Alex J. Pollock has been a resident fellow at AEI since 2004, focusing on financial policy issues, including housing finance, government-sponsored enterprises, retirement finance, corporate governance, accounting standards, and the banking system. Previously, he spent thirty-five years in banking, including twelve years as president and chief executive officer of the Federal Home Loan Bank of Chicago. He is the author of numerous articles on financial systems and the organizer of the “Deflating Bubble” series of AEI conferences. In 2007, he developed a one-page mortgage form to help borrowers understand their mortgage obligations. He is a director of Allied Capital Corporation, the Chicago Mercantile Exchange, the Great Lakes Higher Education Corporation, the International Housing Union for Housing Finance, and the chairman of the board of the Great Books Foundation.

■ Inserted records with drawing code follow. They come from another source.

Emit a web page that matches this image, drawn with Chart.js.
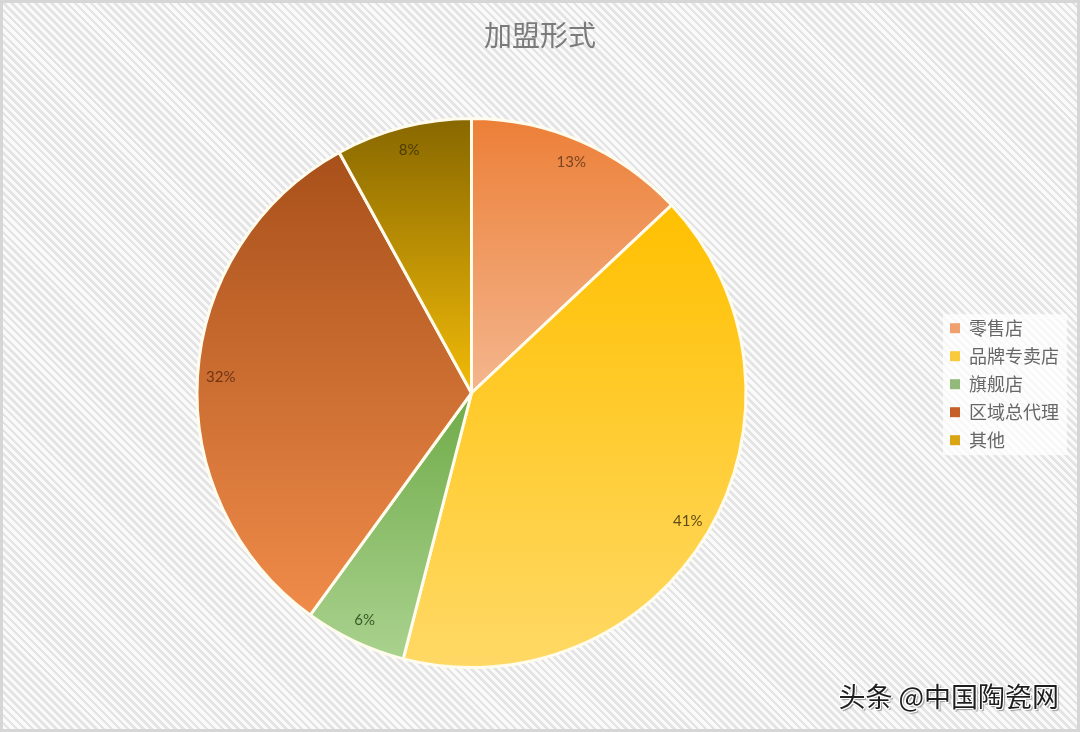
<!DOCTYPE html>
<html lang="zh">
<head>
<meta charset="UTF-8">
<title>加盟形式</title>
<script src="https://cdn.jsdelivr.net/npm/chart.js@4/dist/chart.umd.min.js"></script>
<style>
  html, body { margin: 0; padding: 0; }
  .frame {
    position: relative;
    width: 1080px;
    height: 732px;
    box-sizing: border-box;
    border: 3px solid #d6d6d6;
    background: repeating-linear-gradient(45deg, #fafafa 0px, #fafafa 3px, #e4e4e4 3px, #e4e4e4 5.6px);
  }
  canvas { position: absolute; left: -3px; top: -3px; }
  .title {
    position: absolute;
    left: 0;
    width: 1074px;
    top: 15px;
    text-align: center;
    font-family: "Noto Sans CJK SC", sans-serif;
    font-size: 28px;
    line-height: 33.6px;
    color: #7b7b7b;
  }
  .mark {
    position: absolute;
    right: 18px;
    bottom: 14px;
    font-family: "Noto Sans CJK SC", sans-serif;
    font-size: 27px;
    color: #1e1e1e;
    text-shadow: 1px 1px 0 #fff, -1px -1px 0 #fff, 1px -1px 0 #fff, -1px 1px 0 #fff, 2px 2px 1px #999;
  }
</style>
</head>
<body>
<div class="frame">
  <canvas id="pie" width="1080" height="732"></canvas>
  <div class="title">加盟形式</div>
  <div class="mark">头条 @中国陶瓷网</div>
</div>
<script>
// data
const categories = ['零售店', '品牌专卖店', '旗舰店', '区域总代理', '其他'];
const shares = [13, 41, 6, 32, 8];

// gradient top / bottom colours per slice, legend swatch colours
const topColors = ['#ec7f37', '#ffc000', '#6fab48', '#a8501a', '#876700'];
const bottomColors = ['#f4b68e', '#ffd966', '#aad28f', '#f08c4a', '#f2bb08'];
const swatchColors = ['#efa06c', '#f9cb3c', '#93b97a', '#c5602a', '#d9a514'];
const labelColors = ['#7a4522', '#5e4b17', '#3b5a28', '#6e3517', '#4d3b00'];

const total = shares.reduce((a, b) => a + b, 0);

// vertical extent of slice i, used for its gradient
function sliceSpan(chart, i) {
  const area = chart.chartArea;
  const cx = (area.left + area.right) / 2;
  const cy = (area.top + area.bottom) / 2;
  const r = Math.min(area.right - area.left, area.bottom - area.top) / 2;
  let before = 0;
  for (let k = 0; k < i; k++) before += shares[k];
  const a0 = -Math.PI / 2 + before / total * Math.PI * 2;
  const a1 = a0 + shares[i] / total * Math.PI * 2;
  const ys = [cy, cy + r * Math.sin(a0), cy + r * Math.sin(a1)];
  if (a0 <= -Math.PI / 2 && a1 >= -Math.PI / 2) ys.push(cy - r);
  if (a0 <= Math.PI / 2 && a1 >= Math.PI / 2) ys.push(cy + r);
  if (a0 <= Math.PI * 1.5 && a1 >= Math.PI * 1.5) ys.push(cy - r);
  return [Math.min(...ys), Math.max(...ys)];
}

function sliceFill(context) {
  const chart = context.chart;
  const i = context.dataIndex;
  if (!chart.chartArea || i === undefined) return topColors[i || 0];
  const [y0, y1] = sliceSpan(chart, i);
  const g = chart.ctx.createLinearGradient(0, y0, 0, y1);
  g.addColorStop(0, topColors[i]);
  g.addColorStop(1, bottomColors[i]);
  return g;
}

// percent labels near the outer edge
const sliceLabels = {
  id: 'sliceLabels',
  afterDatasetsDraw(chart) {
    const ctx = chart.ctx;
    const meta = chart.getDatasetMeta(0);
    ctx.save();
    ctx.font = '15px Lato, "Open Sans", sans-serif';
    ctx.textAlign = 'center';
    ctx.textBaseline = 'middle';
    meta.data.forEach((arc, i) => {
      const p = arc.getProps(['x', 'y', 'startAngle', 'endAngle', 'outerRadius']);
      const mid = (p.startAngle + p.endAngle) / 2;
      const r = p.outerRadius * 0.915;
      ctx.fillStyle = labelColors[i];
      ctx.fillText(Math.round(shares[i] / total * 100) + '%', p.x + r * Math.cos(mid), p.y + r * Math.sin(mid));
    });
    ctx.restore();
  }
};

// pale box behind the legend
const legendBox = {
  id: 'legendBox',
  beforeDraw(chart) {
    const boxes = chart.legend && chart.legend.legendHitBoxes;
    if (!boxes || !boxes.length) return;
    const left = Math.min(...boxes.map(b => b.left)) - 7;
    const top = Math.min(...boxes.map(b => b.top)) - 5;
    const right = Math.max(...boxes.map(b => b.left + b.width)) + 8;
    const bottom = Math.max(...boxes.map(b => b.top + b.height)) + 6;
    const ctx = chart.ctx;
    ctx.save();
    ctx.fillStyle = 'rgba(255,255,255,0.75)';
    ctx.fillRect(left, top, right - left, bottom - top);
    ctx.restore();
  }
};

new Chart(document.getElementById('pie'), {
  type: 'pie',
  data: {
    labels: categories,
    datasets: [{
      data: shares,
      backgroundColor: sliceFill,
      borderColor: '#fffcee',
      borderWidth: 3
    }]
  },
  plugins: [legendBox, sliceLabels],
  options: {
    responsive: false,
    animation: false,
    layout: { padding: { top: 117, bottom: 63, left: 3, right: 11 } },
    plugins: {
      title: { display: false },
      legend: {
        position: 'right',
        align: 'start',
        // empty legend title used only as a top spacer
        title: {
          display: true,
          text: ' ',
          font: { size: 1 },
          padding: { top: 191, bottom: 0 }
        },
        labels: {
          boxWidth: 10,
          boxHeight: 10,
          padding: 10,
          color: '#5f5f5f',
          font: { family: '"Noto Sans CJK SC", sans-serif', size: 18 },
          generateLabels(chart) {
            return categories.map((c, i) => ({
              text: c,
              fillStyle: swatchColors[i],
              strokeStyle: swatchColors[i],
              lineWidth: 0,
              index: i,
              hidden: false
            }));
          }
        }
      },
      tooltip: { enabled: false }
    }
  }
});
</script>
</body>
</html>
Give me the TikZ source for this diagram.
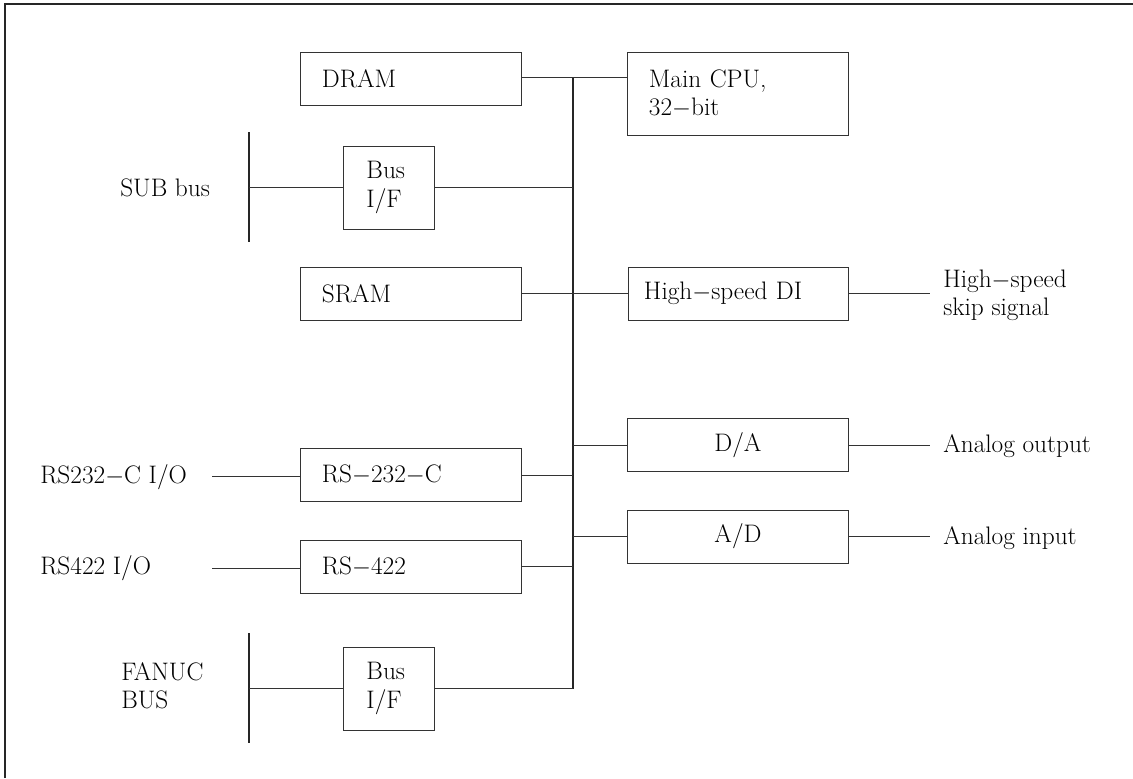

Mark Zandi is chief economist of Moody's Analytics, where he directs research and consulting. Mr. Zandi's research interests include macroeconomics, financial markets, and public policy. His recent research has focused on the determinants of mortgage foreclosure and personal bankruptcy, analyzed the economic impact of various tax and government-spending policies, and assessed the appropriate policy response to bubbles in asset markets. Mr. Zandi also conducts regular briefings on the economy. He is often quoted in national and global publications and interviewed by major news media outlets and is the author of Financial Shock, an exposé of the financial crisis. His forthcoming book, Paying the Price, provides a road map for meeting the nation's daunting fiscal challenges. Mr. Zandi has frequently testified before Congress and has advised the Obama administration as well as Senator John McCain's presidential campaign.